Start Given entries
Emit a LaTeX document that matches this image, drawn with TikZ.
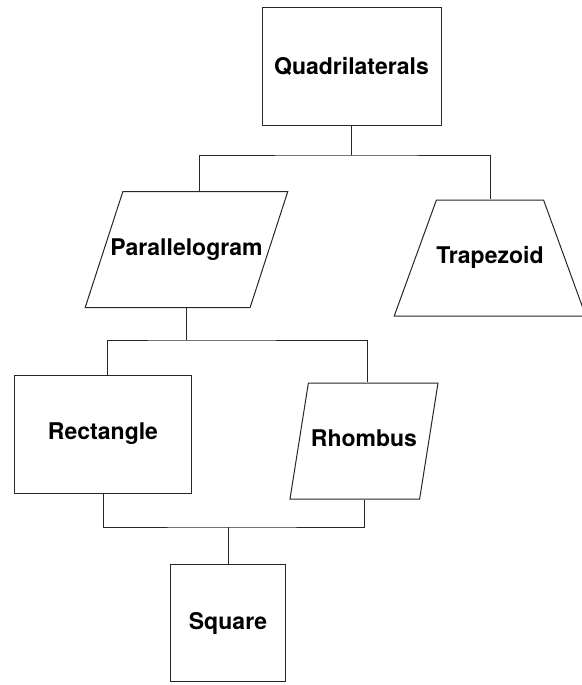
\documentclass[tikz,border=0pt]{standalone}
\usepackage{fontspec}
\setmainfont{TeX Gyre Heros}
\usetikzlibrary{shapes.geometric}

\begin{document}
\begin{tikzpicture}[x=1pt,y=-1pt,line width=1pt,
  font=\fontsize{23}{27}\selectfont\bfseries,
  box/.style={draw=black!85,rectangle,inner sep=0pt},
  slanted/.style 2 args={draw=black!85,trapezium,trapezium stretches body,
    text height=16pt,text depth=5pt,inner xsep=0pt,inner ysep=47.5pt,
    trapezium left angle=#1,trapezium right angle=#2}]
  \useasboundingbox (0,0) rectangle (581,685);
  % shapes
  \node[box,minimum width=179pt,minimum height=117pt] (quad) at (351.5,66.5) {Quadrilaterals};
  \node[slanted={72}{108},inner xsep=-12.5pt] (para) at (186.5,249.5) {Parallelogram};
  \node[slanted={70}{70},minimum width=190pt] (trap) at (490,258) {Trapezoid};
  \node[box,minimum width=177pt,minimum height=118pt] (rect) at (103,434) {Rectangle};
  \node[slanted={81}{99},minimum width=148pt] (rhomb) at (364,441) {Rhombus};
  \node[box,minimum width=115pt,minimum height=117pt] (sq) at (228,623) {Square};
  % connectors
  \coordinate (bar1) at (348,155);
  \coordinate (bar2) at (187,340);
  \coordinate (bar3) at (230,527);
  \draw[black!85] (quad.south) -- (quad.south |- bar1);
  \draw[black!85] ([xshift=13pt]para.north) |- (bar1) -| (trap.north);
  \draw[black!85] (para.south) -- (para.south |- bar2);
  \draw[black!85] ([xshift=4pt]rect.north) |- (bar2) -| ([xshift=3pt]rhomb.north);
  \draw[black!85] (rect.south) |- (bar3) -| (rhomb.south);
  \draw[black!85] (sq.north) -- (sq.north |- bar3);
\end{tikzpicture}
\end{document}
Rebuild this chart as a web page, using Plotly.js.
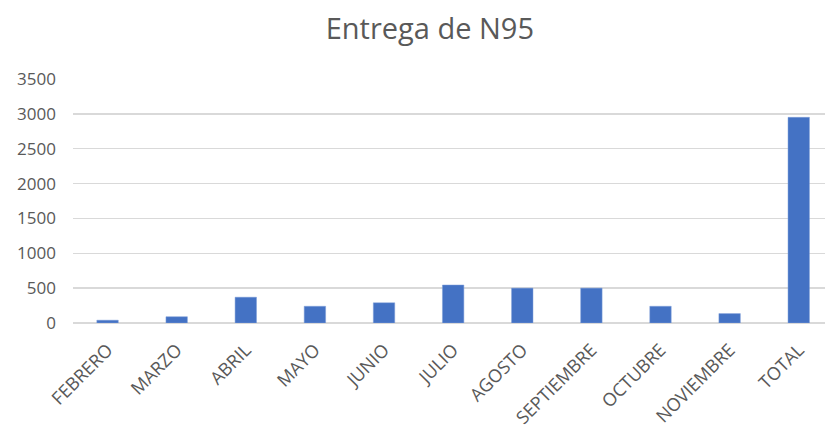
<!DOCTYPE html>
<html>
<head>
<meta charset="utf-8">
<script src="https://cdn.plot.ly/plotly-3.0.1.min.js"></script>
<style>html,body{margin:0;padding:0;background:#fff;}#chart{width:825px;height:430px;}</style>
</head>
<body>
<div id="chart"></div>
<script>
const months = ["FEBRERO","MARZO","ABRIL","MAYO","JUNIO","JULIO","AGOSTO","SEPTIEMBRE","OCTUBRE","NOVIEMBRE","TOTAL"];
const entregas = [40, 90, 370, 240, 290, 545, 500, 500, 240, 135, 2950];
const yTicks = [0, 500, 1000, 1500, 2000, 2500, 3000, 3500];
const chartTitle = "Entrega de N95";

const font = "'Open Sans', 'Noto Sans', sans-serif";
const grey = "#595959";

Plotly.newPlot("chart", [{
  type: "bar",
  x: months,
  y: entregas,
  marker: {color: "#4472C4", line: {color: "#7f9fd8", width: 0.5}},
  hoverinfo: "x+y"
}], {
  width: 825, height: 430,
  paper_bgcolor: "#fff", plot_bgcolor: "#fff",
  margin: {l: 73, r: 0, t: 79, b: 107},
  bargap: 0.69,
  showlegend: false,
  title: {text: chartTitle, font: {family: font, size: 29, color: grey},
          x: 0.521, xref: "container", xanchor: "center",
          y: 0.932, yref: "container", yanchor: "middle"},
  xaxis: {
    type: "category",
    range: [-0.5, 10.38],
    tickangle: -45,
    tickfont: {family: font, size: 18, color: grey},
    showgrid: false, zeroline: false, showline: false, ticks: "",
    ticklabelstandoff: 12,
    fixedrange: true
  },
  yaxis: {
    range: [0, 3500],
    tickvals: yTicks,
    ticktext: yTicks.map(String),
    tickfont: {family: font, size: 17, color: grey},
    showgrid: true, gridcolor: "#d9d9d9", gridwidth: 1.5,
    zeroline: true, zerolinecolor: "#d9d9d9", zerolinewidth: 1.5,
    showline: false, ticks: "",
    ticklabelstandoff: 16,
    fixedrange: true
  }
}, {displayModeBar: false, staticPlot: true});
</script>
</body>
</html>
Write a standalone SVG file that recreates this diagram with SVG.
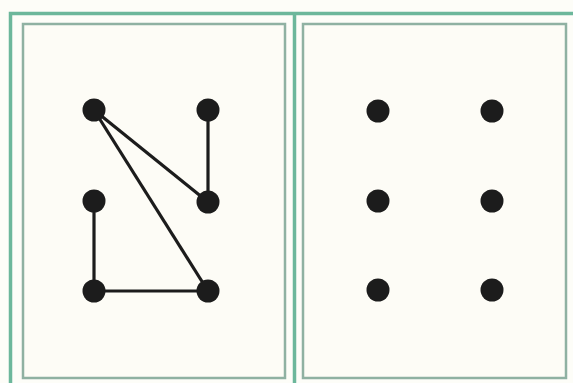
End Given entries
Transcribe the entries above verbatim, omitting their pictures.

◆ **Solution to this problem**
Emit a LaTeX document that matches this image, drawn with TikZ.
\documentclass[tikz,border=0pt]{standalone}
\usepackage{fontspec}
\setmainfont{TeX Gyre Heros}
\usetikzlibrary{shapes.geometric}

\begin{document}
\begin{tikzpicture}[x=1pt,y=-1pt,line width=1pt,
  font=\fontsize{23}{27}\selectfont\bfseries,
  box/.style={draw=black!85,rectangle,inner sep=0pt},
  slanted/.style 2 args={draw=black!85,trapezium,trapezium stretches body,
    text height=16pt,text depth=5pt,inner xsep=0pt,inner ysep=47.5pt,
    trapezium left angle=#1,trapezium right angle=#2}]
  \useasboundingbox (0,0) rectangle (581,685);
  % shapes
  \node[box,minimum width=179pt,minimum height=117pt] (quad) at (351.5,66.5) {Quadrilaterals};
  \node[slanted={72}{108},inner xsep=-12.5pt] (para) at (186.5,249.5) {Parallelogram};
  \node[slanted={70}{70},minimum width=190pt] (trap) at (490,258) {Trapezoid};
  \node[box,minimum width=177pt,minimum height=118pt] (rect) at (103,434) {Rectangle};
  \node[slanted={81}{99},minimum width=148pt] (rhomb) at (364,441) {Rhombus};
  \node[box,minimum width=115pt,minimum height=117pt] (sq) at (228,623) {Square};
  % connectors
  \coordinate (bar1) at (348,155);
  \coordinate (bar2) at (187,340);
  \coordinate (bar3) at (230,527);
  \draw[black!85] (quad.south) -- (quad.south |- bar1);
  \draw[black!85] ([xshift=13pt]para.north) |- (bar1) -| (trap.north);
  \draw[black!85] (para.south) -- (para.south |- bar2);
  \draw[black!85] ([xshift=4pt]rect.north) |- (bar2) -| ([xshift=3pt]rhomb.north);
  \draw[black!85] (rect.south) |- (bar3) -| (rhomb.south);
  \draw[black!85] (sq.north) -- (sq.north |- bar3);
\end{tikzpicture}
\end{document}
Rebuild this chart as a web page, using Plotly.js.
<!DOCTYPE html>
<html>
<head>
<meta charset="utf-8">
<script src="https://cdn.plot.ly/plotly-3.0.1.min.js"></script>
<style>html,body{margin:0;padding:0;background:#fff;}#chart{width:825px;height:430px;}</style>
</head>
<body>
<div id="chart"></div>
<script>
const months = ["FEBRERO","MARZO","ABRIL","MAYO","JUNIO","JULIO","AGOSTO","SEPTIEMBRE","OCTUBRE","NOVIEMBRE","TOTAL"];
const entregas = [40, 90, 370, 240, 290, 545, 500, 500, 240, 135, 2950];
const yTicks = [0, 500, 1000, 1500, 2000, 2500, 3000, 3500];
const chartTitle = "Entrega de N95";

const font = "'Open Sans', 'Noto Sans', sans-serif";
const grey = "#595959";

Plotly.newPlot("chart", [{
  type: "bar",
  x: months,
  y: entregas,
  marker: {color: "#4472C4", line: {color: "#7f9fd8", width: 0.5}},
  hoverinfo: "x+y"
}], {
  width: 825, height: 430,
  paper_bgcolor: "#fff", plot_bgcolor: "#fff",
  margin: {l: 73, r: 0, t: 79, b: 107},
  bargap: 0.69,
  showlegend: false,
  title: {text: chartTitle, font: {family: font, size: 29, color: grey},
          x: 0.521, xref: "container", xanchor: "center",
          y: 0.932, yref: "container", yanchor: "middle"},
  xaxis: {
    type: "category",
    range: [-0.5, 10.38],
    tickangle: -45,
    tickfont: {family: font, size: 18, color: grey},
    showgrid: false, zeroline: false, showline: false, ticks: "",
    ticklabelstandoff: 12,
    fixedrange: true
  },
  yaxis: {
    range: [0, 3500],
    tickvals: yTicks,
    ticktext: yTicks.map(String),
    tickfont: {family: font, size: 17, color: grey},
    showgrid: true, gridcolor: "#d9d9d9", gridwidth: 1.5,
    zeroline: true, zerolinecolor: "#d9d9d9", zerolinewidth: 1.5,
    showline: false, ticks: "",
    ticklabelstandoff: 16,
    fixedrange: true
  }
}, {displayModeBar: false, staticPlot: true});
</script>
</body>
</html>
Write a standalone SVG file that recreates this diagram with SVG.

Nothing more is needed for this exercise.